God, I couldn't believe it. I had my hands inside his shirt and his were inside of mine. Something shocked me into remembering where I was, and I practically ran out of there, don't know what I said or how I said it, don't know if it really matters.

I've only seen him one time since, and it was all ordinary and pleasantly friendly as usual. No "touching," only a strong hug goodbye.

I guess I'm avoiding him. Part of me wants to, part of me is just so curious that I know I won't stay away for long.
3.1 I never choose to feel guilty about anything. I simply don't do anything that I know I'd feel guilty about later. What does that even mean, anyway? Why make a decision you don't plan to stand by and feel good about later? And we don't all have the exact same hangups, you know? I don't even feel guilty if I have a couple too many mochas in a week, and if I can't make myself be too bothered over that, I'm sure as hell not going to get worked up over having a little fun with somebody I like and trust.

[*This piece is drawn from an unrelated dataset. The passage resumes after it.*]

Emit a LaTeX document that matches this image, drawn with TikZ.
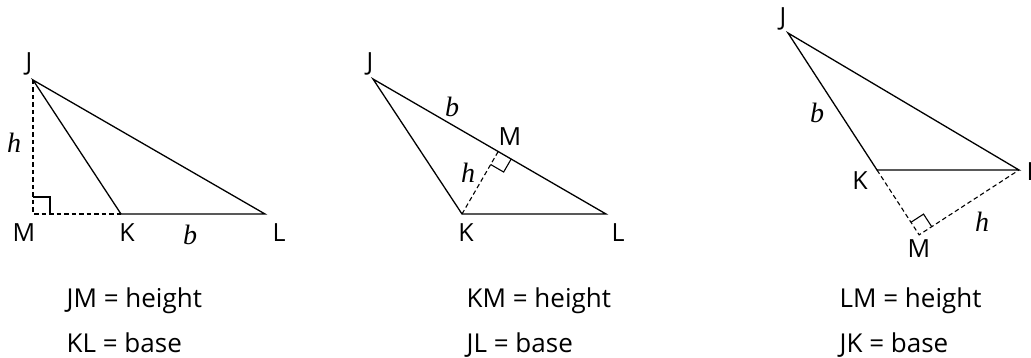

I'd only feel guilty if I felt I was forcing someone into something they didn't want. Which I would never do, because that would be a poor decision. I just don't work myself into the same kinds of conflicts people seem to spend so much time and energy on. I have other issues, mostly related to not getting enough done in my day, feeling like I'm not quite adequate for all my tasks. But the rest of life? Whatever. It's 2005, hangups are way last millennium. Sex is good, discretion makes it better.